It's hard for me to remember the days before food guilt. As hard as I try, I only have fleeting memories of my behavior towards food before I started feeling that my eating was "wrong or bad." I remember pancakes sizzling in the skillet at my Aunt Linda's house. I remember having an odd hatred of Ketchup. I remember eating my spaghetti plain, with just butter and parmigiana cheese.
My relaxed, easy notions of food vanished by the time I was 10 or 11. It all started because my family-- especially my dad, paternal aunt, and paternal grandmother--thought I was an unusually pretty child. At around age 6 or 7, I started to receive a lot of comments about my looks. My aunt told me I was the prettiest out of all my siblings (nice, right?), and my grandmother told me I looked just like her (and she was a beauty in her day). I started to see my self-worth in terms of whether people thought I was beautiful or not.
But at 6 or 7, I didn't connect being "beautiful" to the Easter candy I liked to eat...or the chocolate chip cookies I liked to bake with my mom. No, I didn't start to worry about my food consumption until the very same people who commented about my looks started to make pointed remarks on my weight. It's hard to remember the exact remarks, but I recall my dad trying to convince me to lose 10 pounds at age 11 by saying, 'You could be a movie star if you were thinner.' Suddenly, my weight was linked to my looks and, by extension, to my self worth.

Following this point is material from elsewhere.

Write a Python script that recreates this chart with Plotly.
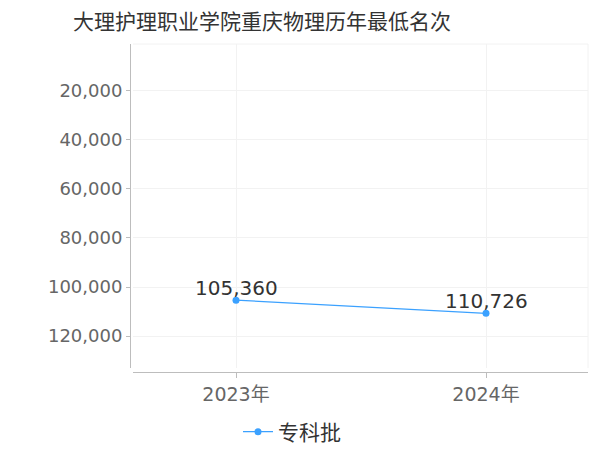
import plotly.graph_objects as go

# data
years = ["2023年", "2024年"]
ranks = [105360, 110726]
series_name = "专科批"
y_ticks = [20000, 40000, 60000, 80000, 100000, 120000]

CJK = "Noto Sans CJK SC, sans-serif"
NUM = "DejaVu Sans, Noto Sans CJK SC, sans-serif"
LINE = "#3ba1ff"
GRID = "#f2f2f2"
AXIS = "#bdbdbd"

# the page body adds an 8px margin, so the figure is 8px smaller than the window
W, H = 592, 442

fig = go.Figure()
fig.add_trace(go.Scatter(
    x=years, y=ranks, mode="lines+markers", name=series_name,
    line=dict(color=LINE, width=1.2),
    marker=dict(size=7, color=LINE),
    cliponaxis=False))

# value labels just above each point
for yr, v in zip(years, ranks):
    fig.add_annotation(x=yr, y=v, text=f"{v:,}", showarrow=False,
                       yanchor="middle", yshift=12,
                       font=dict(size=20, color="#333333", family=NUM))

fig.update_layout(
    width=W, height=H,
    paper_bgcolor="white", plot_bgcolor="white",
    font=dict(family=NUM, color="#666666"),
    title=dict(text="大理护理职业学院重庆物理历年最低名次",
               x=65 / W, xanchor="left", yref="container",
               y=1 - 14 / H, yanchor="middle",
               font=dict(size=21, color="#333333", family=CJK)),
    margin=dict(l=122, r=12, t=36, b=78, autoexpand=False),
    showlegend=True,
    legend=dict(orientation="h", xref="container", x=230 / W, xanchor="left",
                yref="container", y=(H - 424) / H, yanchor="middle",
                font=dict(size=21, color="#333333", family=CJK)),
    xaxis=dict(type="category", range=[-0.412, 1.408], domain=[3 / 458, 1],
               anchor="free", position=0, automargin=False,
               showline=True, linecolor=AXIS, linewidth=1,
               ticks="outside", ticklen=5, tickcolor=AXIS,
               showgrid=True, gridcolor=GRID,
               tickfont=dict(size=19, color="#666666", family=NUM),
               zeroline=False),
    yaxis=dict(range=[133000, 1000], domain=[4 / 328, 1],
               anchor="free", position=0, automargin=False,
               tickvals=y_ticks, tickformat=",",
               showline=True, linecolor=AXIS, linewidth=1,
               ticks="outside", ticklen=4, tickcolor=AXIS,
               showgrid=True, gridcolor=GRID, zeroline=False,
               tickfont=dict(size=18, color="#666666", family=NUM)),
)

# faint frame on the top and right of the plot area
fig.add_shape(type="line", xref="x domain", yref="y domain",
              x0=0, x1=1, y0=1, y1=1, line=dict(color=GRID, width=1))
fig.add_shape(type="line", xref="x domain", yref="y domain",
              x0=1, x1=1, y0=0, y1=1, line=dict(color=GRID, width=1))

fig.write_html("out.html")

At age 12, I figured the only reasonable thing to do was diet. Restrict myself. I figured it would be easy to eat like a bird (like my two skinny sisters) and then the weight would fall off. And then I would be skinny. And then I would be a movie star. Right?
Except that I didn't anticipate how tired I'd feel. How much my stomach would grumble at night when I'd try to fall asleep after skipping dinner. And how much I would crave the foods I had previously taken for granted. Yogurts, cookies, pizza, muffins, bagels (you get the picture) all became forbidden foods for me. And that is when I started to binge.

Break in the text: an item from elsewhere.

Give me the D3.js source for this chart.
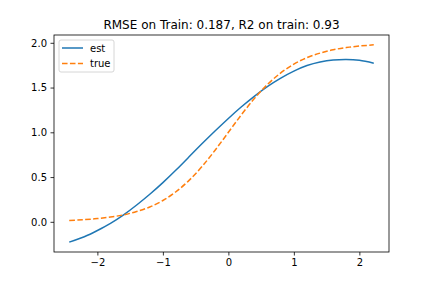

During each binge, I'd believe it was my "last" and therefore I'd eat as much as I could. Because I'd honestly believe I'd never have another chocolate chip cookie again. Or another yogurt. Each diet transgression made me feel an immense amount of guilt. I hid my binges from my family and friends, which made me feel even more isolated. I grew up genuinely believing I was a flawed person.

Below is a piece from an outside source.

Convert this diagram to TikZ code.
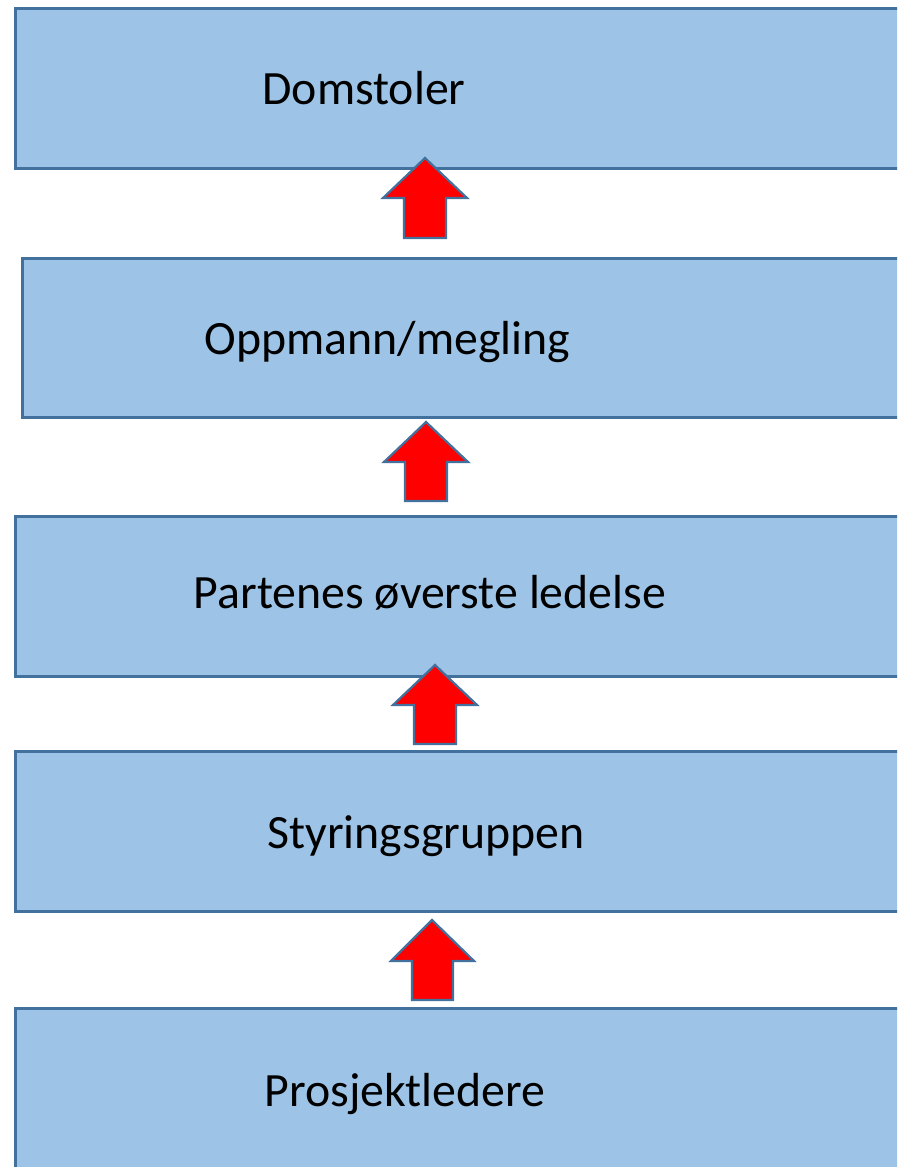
\documentclass[tikz,border=0pt]{standalone}
\usepackage{fontspec}
\setmainfont{Carlito}
\definecolor{boxfill}{HTML}{9DC3E6}
\definecolor{boxline}{HTML}{41719C}
\definecolor{arrred}{HTML}{FF0000}
\begin{document}
\begin{tikzpicture}[x=1pt,y=-1pt,
  levelbox/.style={draw=boxline,fill=boxfill,line width=3pt},
  uparrow/.style={draw=boxline,fill=arrred,line width=2.2pt,line join=miter},
  lbl/.style={anchor=base,inner sep=0pt,font=\fontsize{47.8}{52}\selectfont}]
\useasboundingbox (0,0) rectangle (897,1167);
\clip (0,0) rectangle (897,1167);
% boxes
\draw[levelbox] (15,8) rectangle (910,168);
\draw[levelbox] (22,258) rectangle (910,417);
\draw[levelbox] (15,516) rectangle (910,676);
\draw[levelbox] (15,751) rectangle (910,911);
\draw[levelbox] (15,1008) rectangle (910,1190);
% labels
\node[lbl] (t1) at (364,104) {Domstoler};
\node[lbl] (t2) at (387.5,354) {Oppmann/megling};
\node[lbl] (t3) at (430,608) {Partenes øverste ledelse};
\node[lbl] (t4) at (426,848) {Styringsgruppen};
\node[lbl] (t5) at (405,1106) {Prosjektledere};
% arrows
\draw[uparrow] (425,158) -- (467,198) -- (446,198) -- (446,238) -- (404,238) -- (404,198) -- (383,198) -- cycle;
\draw[uparrow] (426,422) -- (468,462) -- (447,462) -- (447,501) -- (405,501) -- (405,462) -- (384,462) -- cycle;
\draw[uparrow] (435,665) -- (477,705) -- (456,705) -- (456,744) -- (414,744) -- (414,705) -- (393,705) -- cycle;
\draw[uparrow] (432,920) -- (474,961) -- (453,961) -- (453,1000) -- (412,1000) -- (412,961) -- (391,961) -- cycle;
\end{tikzpicture}
\end{document}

And this feeling of self-loathing ultimately spiraled into a place of not caring. So what if I was a size 20? I was going to eat that large pizza, damn it. I hid from the world for a while, buried in my apartment with my two cats and lots of empty pizza boxes. Until one day, I poked my head up out of the fog, took stock of my situation, and realized that I only have one life to live. I could spend it hiding from the world, weighed down by guilt and excess pounds. Or I could have the guts to lose the weight and show the world the real Katie.